Aim → Repeat the material exactly from its first line to the line that includes "import pandas as pd". Skip pictures.
+++ Collected data +++
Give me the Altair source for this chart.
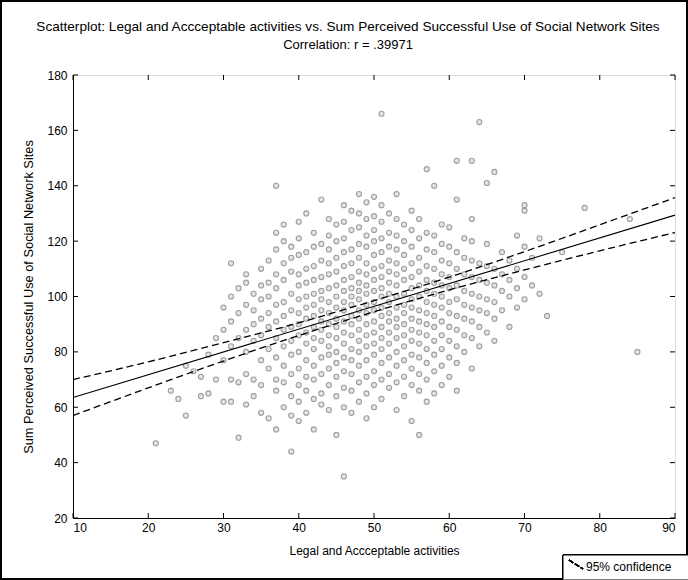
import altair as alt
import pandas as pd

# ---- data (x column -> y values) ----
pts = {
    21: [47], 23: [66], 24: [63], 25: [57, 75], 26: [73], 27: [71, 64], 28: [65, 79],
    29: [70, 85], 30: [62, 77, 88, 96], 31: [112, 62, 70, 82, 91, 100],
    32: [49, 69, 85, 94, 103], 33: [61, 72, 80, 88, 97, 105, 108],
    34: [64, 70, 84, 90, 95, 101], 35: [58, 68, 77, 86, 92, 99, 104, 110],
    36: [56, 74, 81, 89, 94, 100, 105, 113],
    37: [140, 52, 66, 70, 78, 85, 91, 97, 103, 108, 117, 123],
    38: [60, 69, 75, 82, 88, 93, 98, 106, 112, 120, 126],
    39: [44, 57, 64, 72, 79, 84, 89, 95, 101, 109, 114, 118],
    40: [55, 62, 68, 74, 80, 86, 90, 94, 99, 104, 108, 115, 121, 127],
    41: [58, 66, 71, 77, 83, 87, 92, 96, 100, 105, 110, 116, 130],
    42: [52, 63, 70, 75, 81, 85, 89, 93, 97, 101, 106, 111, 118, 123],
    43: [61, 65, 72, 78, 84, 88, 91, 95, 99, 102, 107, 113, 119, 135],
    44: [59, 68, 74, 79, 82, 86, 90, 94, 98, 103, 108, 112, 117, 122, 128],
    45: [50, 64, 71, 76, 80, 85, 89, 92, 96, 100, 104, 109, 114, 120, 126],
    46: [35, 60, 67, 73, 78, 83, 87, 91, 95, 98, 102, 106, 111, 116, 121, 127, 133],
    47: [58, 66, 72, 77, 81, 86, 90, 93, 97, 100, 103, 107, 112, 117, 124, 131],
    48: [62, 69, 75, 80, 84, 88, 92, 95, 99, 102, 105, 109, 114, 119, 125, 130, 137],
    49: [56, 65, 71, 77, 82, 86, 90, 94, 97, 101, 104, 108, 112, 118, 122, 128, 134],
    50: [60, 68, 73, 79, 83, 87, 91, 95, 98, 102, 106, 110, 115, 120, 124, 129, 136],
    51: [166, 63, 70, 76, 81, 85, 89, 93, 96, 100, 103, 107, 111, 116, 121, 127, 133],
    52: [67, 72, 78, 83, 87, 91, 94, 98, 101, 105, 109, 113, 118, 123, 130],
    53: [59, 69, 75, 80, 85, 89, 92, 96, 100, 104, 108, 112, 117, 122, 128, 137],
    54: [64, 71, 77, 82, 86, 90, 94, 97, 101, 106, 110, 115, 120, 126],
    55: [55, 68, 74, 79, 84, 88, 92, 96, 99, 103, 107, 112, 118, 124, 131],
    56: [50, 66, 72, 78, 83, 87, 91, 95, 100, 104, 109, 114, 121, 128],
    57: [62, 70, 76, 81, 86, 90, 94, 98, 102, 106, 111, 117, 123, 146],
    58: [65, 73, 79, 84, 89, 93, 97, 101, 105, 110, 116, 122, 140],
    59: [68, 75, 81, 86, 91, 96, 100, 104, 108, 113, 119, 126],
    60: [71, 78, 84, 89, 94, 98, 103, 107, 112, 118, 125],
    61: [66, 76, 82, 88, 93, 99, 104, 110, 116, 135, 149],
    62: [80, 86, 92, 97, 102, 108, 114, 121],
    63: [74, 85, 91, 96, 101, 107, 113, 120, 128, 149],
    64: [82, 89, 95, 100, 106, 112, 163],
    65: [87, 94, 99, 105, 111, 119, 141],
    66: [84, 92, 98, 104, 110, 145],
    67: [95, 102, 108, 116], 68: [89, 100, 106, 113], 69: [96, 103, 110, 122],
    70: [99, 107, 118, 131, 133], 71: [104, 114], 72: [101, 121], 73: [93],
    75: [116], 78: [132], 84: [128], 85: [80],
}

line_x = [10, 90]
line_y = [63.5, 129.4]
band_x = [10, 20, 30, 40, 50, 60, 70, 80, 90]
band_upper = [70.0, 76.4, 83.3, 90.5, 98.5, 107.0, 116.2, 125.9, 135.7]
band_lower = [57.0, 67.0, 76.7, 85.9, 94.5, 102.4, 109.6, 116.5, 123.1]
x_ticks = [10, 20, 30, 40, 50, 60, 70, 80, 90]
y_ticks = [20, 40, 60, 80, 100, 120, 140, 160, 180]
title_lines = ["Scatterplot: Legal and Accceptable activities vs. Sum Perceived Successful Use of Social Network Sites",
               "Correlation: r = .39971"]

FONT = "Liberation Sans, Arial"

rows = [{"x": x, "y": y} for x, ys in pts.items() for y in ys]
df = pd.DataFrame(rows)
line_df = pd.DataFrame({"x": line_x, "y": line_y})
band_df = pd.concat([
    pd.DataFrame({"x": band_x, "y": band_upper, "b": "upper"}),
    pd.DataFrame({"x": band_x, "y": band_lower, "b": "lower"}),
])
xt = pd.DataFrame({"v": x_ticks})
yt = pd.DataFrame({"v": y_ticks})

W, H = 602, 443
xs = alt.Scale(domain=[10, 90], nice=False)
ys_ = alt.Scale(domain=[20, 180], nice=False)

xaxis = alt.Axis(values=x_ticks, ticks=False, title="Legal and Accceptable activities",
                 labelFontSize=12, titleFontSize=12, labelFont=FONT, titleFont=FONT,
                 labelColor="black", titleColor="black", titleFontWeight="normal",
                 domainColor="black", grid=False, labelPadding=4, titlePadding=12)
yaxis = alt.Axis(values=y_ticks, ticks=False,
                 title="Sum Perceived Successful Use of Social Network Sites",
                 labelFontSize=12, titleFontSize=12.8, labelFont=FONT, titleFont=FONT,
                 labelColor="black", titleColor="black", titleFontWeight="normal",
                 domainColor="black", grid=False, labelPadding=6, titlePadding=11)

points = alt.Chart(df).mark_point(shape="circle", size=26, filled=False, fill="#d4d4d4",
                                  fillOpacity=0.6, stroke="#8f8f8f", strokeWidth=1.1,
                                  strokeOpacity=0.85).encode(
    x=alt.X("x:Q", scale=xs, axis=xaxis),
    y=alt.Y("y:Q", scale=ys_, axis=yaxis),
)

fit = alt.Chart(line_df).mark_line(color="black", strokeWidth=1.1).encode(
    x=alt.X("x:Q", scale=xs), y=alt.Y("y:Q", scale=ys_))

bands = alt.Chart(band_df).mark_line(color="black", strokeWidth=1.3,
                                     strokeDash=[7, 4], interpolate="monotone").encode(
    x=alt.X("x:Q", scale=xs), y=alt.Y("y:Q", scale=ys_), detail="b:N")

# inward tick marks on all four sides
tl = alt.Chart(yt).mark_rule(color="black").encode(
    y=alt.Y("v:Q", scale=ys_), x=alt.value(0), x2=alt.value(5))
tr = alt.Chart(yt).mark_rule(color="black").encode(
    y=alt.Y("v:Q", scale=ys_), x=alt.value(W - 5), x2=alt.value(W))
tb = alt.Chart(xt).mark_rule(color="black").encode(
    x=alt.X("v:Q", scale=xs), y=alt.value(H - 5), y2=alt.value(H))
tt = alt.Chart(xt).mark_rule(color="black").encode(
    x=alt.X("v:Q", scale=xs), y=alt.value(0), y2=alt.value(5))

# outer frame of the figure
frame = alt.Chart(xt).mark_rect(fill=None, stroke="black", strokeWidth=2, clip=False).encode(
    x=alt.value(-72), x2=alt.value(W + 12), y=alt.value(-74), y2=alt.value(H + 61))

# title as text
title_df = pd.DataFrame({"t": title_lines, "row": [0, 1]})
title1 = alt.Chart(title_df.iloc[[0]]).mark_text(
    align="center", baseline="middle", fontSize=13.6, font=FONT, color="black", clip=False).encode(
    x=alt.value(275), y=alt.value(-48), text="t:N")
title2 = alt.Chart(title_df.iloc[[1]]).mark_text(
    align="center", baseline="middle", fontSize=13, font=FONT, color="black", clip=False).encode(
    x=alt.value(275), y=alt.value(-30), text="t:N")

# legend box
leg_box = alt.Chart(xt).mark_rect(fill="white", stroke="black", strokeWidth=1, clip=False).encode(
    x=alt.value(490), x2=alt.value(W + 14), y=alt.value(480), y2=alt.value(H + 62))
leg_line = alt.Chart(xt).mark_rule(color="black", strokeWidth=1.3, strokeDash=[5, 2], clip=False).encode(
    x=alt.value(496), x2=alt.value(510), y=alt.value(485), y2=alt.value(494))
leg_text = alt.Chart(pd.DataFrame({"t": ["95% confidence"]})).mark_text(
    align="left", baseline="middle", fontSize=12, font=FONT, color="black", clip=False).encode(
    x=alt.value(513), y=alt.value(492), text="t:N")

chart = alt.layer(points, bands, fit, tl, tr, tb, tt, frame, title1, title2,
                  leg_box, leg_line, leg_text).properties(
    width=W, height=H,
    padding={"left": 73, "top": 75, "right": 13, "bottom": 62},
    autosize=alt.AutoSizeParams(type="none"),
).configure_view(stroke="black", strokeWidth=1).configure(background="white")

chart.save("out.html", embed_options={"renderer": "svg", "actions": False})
+++
In response →
Give me the Altair source for this chart.
import altair as alt
import pandas as pd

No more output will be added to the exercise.